Si des habilitations ont été retirées à la suite d’enquêtes, les recherches peuvent aussi conclure à l’absence de problème. "Un lien familial avec une personne de tel ou tel pays ne justifie pas à lui seul le retrait d’une habilitation", insiste une source bien placée au SGRS, soucieuse de parer d’éventuels soupçons de stigmatisation. "Le comportement du militaire ou du civil qui travaille à la Défense, la nature des contacts entretenus par le membre de la famille avec le pays d’origine" sont quelques-unes des données prises en compte. En outre, une éventuelle décision de retrait peut faire l’objet d’une contestation auprès d’un organe de recours.

Vigilance accrue mais les préoccupations ne sont pas neuves

Cet "organe de recours", juridiction administrative compétente pour les contentieux en matière d’habilitations de sécurité, est présidé par le patron du Comité R (Comité permanent de contrôle des services de renseignement et de sécurité). Guy Rapaille a assuré cette fonction durant 12 ans, jusqu’en 2018. Contacté par la RTBF, il rappelle que la question des liens entre des militaires et la Russie "n’est pas une préoccupation nouvelle". "Je me souviens de deux ou trois dossiers qui avaient abouti devant l’Organe de recours, dont celui d’un soldat qui avait fait la connaissance d’une citoyenne russe sur un forum de rencontre, cette relation virtuelle ayant finalement débouché sur un mariage", raconte Guy Rapaille. "Bien que rien n’interdit à un militaire d’épouser une personne de nationalité russe, nous avions suivi l’avis du SGRS qui considérait qu’il était préférable de retirer l’habilitation donnant accès à des données sensibles pour la sécurité du pays et de l’OTAN".

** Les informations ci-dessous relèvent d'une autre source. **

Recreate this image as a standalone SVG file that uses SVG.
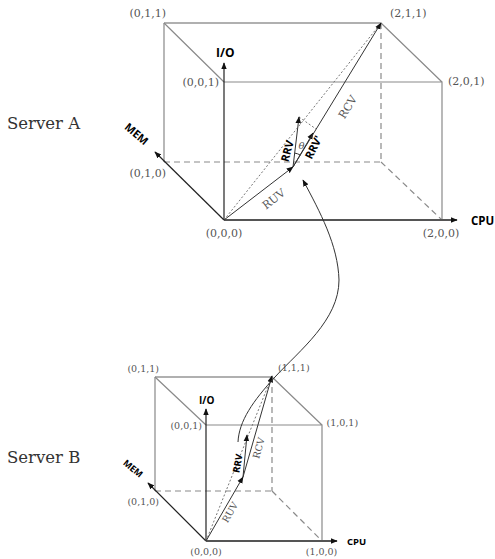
<svg xmlns="http://www.w3.org/2000/svg" width="495" height="559" viewBox="0 0 495 559">
<style>
.bg{fill:#fff}
.edge{stroke:#8a8a8a;stroke-width:1.2;fill:none}
.back{stroke:#b0b0b0;stroke-width:1.8;fill:none}
.dash{stroke:#8a8a8a;stroke-width:1.2;stroke-dasharray:6,4;fill:none}
.axis{stroke:#222;stroke-width:1.2;fill:none}
.cpu{stroke:#555;stroke-width:2;fill:none}
.vec{stroke:#333;stroke-width:1;fill:none}
.dot{stroke:#777;stroke-width:1;stroke-dasharray:2,2;fill:none}
.coord{font-family:"DejaVu Serif","Liberation Serif",serif;fill:#555}
.ax{font-family:"Open Sans","Liberation Sans",sans-serif;font-weight:bold;fill:#000}
.vl{font-family:"DejaVu Serif","Liberation Serif",serif;fill:#555}
.srv{font-family:"DejaVu Serif","Liberation Serif",serif;fill:#333;font-size:16.5px}
</style>
<defs>
<marker id="ah" viewBox="0 0 10 10" refX="9" refY="5" markerWidth="7" markerHeight="7" markerUnits="userSpaceOnUse" orient="auto">
<path d="M0,1 L10,5 L0,9 Z" fill="#111"/>
</marker>
</defs>
<rect class="bg" x="0" y="0" width="495" height="559"/>

<text class="srv" x="7" y="128.5">Server A</text>
<text class="srv" x="7" y="463">Server B</text>

<g id="cubeA">
<path class="back" d="M164,23 L381,23"/>
<path class="back" d="M164,23 L164,162"/>
<path class="edge" d="M164,23 L224,82 M381,23 L442,82 M224,82 L442,82 L442,220"/>
<path class="dash" d="M164,162 L381,162 M381,23 L381,162 M381,162 L442,220"/>
<path class="axis" d="M224,220 L224,63" marker-end="url(#ah)"/>
<path class="axis" d="M224,220 L155,152" marker-end="url(#ah)"/>
<path class="cpu" d="M224,220 L457,220" marker-end="url(#ah)"/>
<text class="ax" x="216" y="57" font-size="12">I/O</text>
<text class="ax" x="0" y="0" font-size="11" text-anchor="middle" transform="translate(134,137) rotate(40)">MEM</text>
<text class="ax" x="471" y="225" font-size="11.5">CPU</text>
<text class="coord" x="166" y="17" font-size="11" text-anchor="end">(0,1,1)</text>
<text class="coord" x="219" y="86" font-size="11" text-anchor="end">(0,0,1)</text>
<text class="coord" x="390" y="17" font-size="11">(2,1,1)</text>
<text class="coord" x="448" y="85" font-size="11">(2,0,1)</text>
<text class="coord" x="166" y="177" font-size="11" text-anchor="end">(0,1,0)</text>
<text class="coord" x="224" y="237" font-size="11" text-anchor="middle">(0,0,0)</text>
<text class="coord" x="441" y="237" font-size="11" text-anchor="middle">(2,0,0)</text>
</g>

<g id="vectorsA">
<path class="dot" d="M224,220 L381,23"/>
<path class="dot" d="M299,117 L316,129"/>
<path class="vec" d="M224,220 L293,167" marker-end="url(#ah)"/>
<path class="vec" d="M293,167 L299,117" marker-end="url(#ah)"/>
<path class="vec" d="M293,167 L313,133" marker-end="url(#ah)"/>
<path class="vec" d="M293,167 L381,23" marker-end="url(#ah)"/>
<path class="vec" stroke-width="0.8" d="M294.7,153.1 A14,14 0 0 1 300.3,155.1"/>
<text class="vl" x="0" y="0" font-size="11" text-anchor="middle" transform="translate(276,202) rotate(-37.5)">RUV</text>
<text class="vl" x="0" y="0" font-size="11" text-anchor="middle" transform="translate(351,109) rotate(-58.6)">RCV</text>
<text class="ax" x="0" y="0" font-size="11" text-anchor="middle" transform="translate(291,152) rotate(-75)">RRV</text>
<text class="ax" x="0" y="0" font-size="11" text-anchor="middle" transform="translate(317,149) rotate(-63)">RRV'</text>
<text class="vl" x="301.5" y="149" font-size="10" font-style="italic" text-anchor="middle">θ</text>
</g>

<g id="cubeB">
<path class="back" d="M155,377 L272,377"/>
<path class="back" d="M155,377 L155,491"/>
<path class="edge" d="M155,377 L206,425 M272,377 L322,425 M206,425 L322,425 L322,541"/>
<path class="dash" d="M155,491 L272,491 M272,377 L272,491 M272,491 L322,541"/>
<path class="axis" d="M206,541 L206,409" marker-end="url(#ah)"/>
<path class="axis" d="M206,541 L148,483" marker-end="url(#ah)"/>
<path class="cpu" d="M206,541 L337,541" marker-end="url(#ah)"/>
<text class="ax" x="199" y="404" font-size="10">I/O</text>
<text class="ax" x="0" y="0" font-size="9" text-anchor="middle" transform="translate(131,471) rotate(40)">MEM</text>
<text class="ax" x="347" y="545" font-size="9.5">CPU</text>
<text class="coord" x="159" y="372" font-size="9.5" text-anchor="end">(0,1,1)</text>
<text class="coord" x="202" y="428.5" font-size="9.5" text-anchor="end">(0,0,1)</text>
<text class="coord" x="278" y="370.5" font-size="9.5">(1,1,1)</text>
<text class="coord" x="326.5" y="425.5" font-size="9.5">(1,0,1)</text>
<text class="coord" x="159" y="505" font-size="9.5" text-anchor="end">(0,1,0)</text>
<text class="coord" x="206" y="555" font-size="9.5" text-anchor="middle">(0,0,0)</text>
<text class="coord" x="321.5" y="555" font-size="9.5" text-anchor="middle">(1,0,0)</text>
</g>

<g id="vectorsB">
<path class="dot" d="M206,541 L272,376"/>
<path class="vec" d="M206,541 L243,477" marker-end="url(#ah)"/>
<path class="vec" d="M243,477 L247,435" marker-end="url(#ah)"/>
<path class="vec" d="M243,477 L272,376" marker-end="url(#ah)"/>
<text class="vl" x="0" y="0" font-size="9.5" text-anchor="middle" transform="translate(233,514) rotate(-60)">RUV</text>
<text class="ax" x="0" y="0" font-size="9.5" text-anchor="middle" transform="translate(241,464) rotate(-80)">RRV</text>
<text class="vl" x="0" y="0" font-size="9.5" text-anchor="middle" transform="translate(262,449) rotate(-74)">RCV</text>
</g>

<g id="connectors">
<path class="vec" d="M238,442 C239,421 253,401 275,377 C300,350 339,320 339,280 C338,245 320,212 303,180" marker-end="url(#ah)"/>
</g>
</svg>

Il y a quelques années, le cas d’une militaire belge d’origine russe avait aussi fait l’objet de débats devant l’Organe de recours. Arrivée en Belgique avec un de ses parents dans les années 90, elle effectua une grande partie de sa scolarité chez nous. Les contacts conservés en Russie avec son autre parent poussèrent alors le SGRS à lui refuser une habilitation de niveau "secret".

La position n’est pas très différente vis-à-vis de la Chine

Guy Rapaille affirme que "dans les affaires que l’Organe a eu à traiter lorsque j’étais en poste, nous confirmions généralement l’analyse du service de renseignement militaire considérant qu’il existait une menace pour la sécurité. Mais il est arrivé que ce ne soit pas le cas. Nous avons parfois amené une solution intermédiaire en accordant par exemple une habilitation de niveau confidentiel plutôt que secret".

L’habilitation est une porte ouverte vers des données sensibles pour la sécurité du pays et de ses partenaires. "Notre plus grosse crainte, c’est une taupe", résume un interlocuteur du SGRS. Une habilitation de sécurité n’est octroyée que si le candidat fait preuve d’intégrité, de loyauté et de discrétion.

Les liens entre des membres du personnel de la Défense et la Russie ne sont pas les seuls à faire l’objet d’une attention particulière. L’ancien patron du Comité R remarque que "la position n’est pas très différente vis-à-vis de la Chine". Guy Rapaille fait, par exemple, état d’un retrait d’habilitation pour un militaire qui avait noué des liens avec une citoyenne chinoise à l’occasion d’un déplacement à Pékin. Ce retrait avait été confirmé par l’Organe de recours qu’il présidait alors.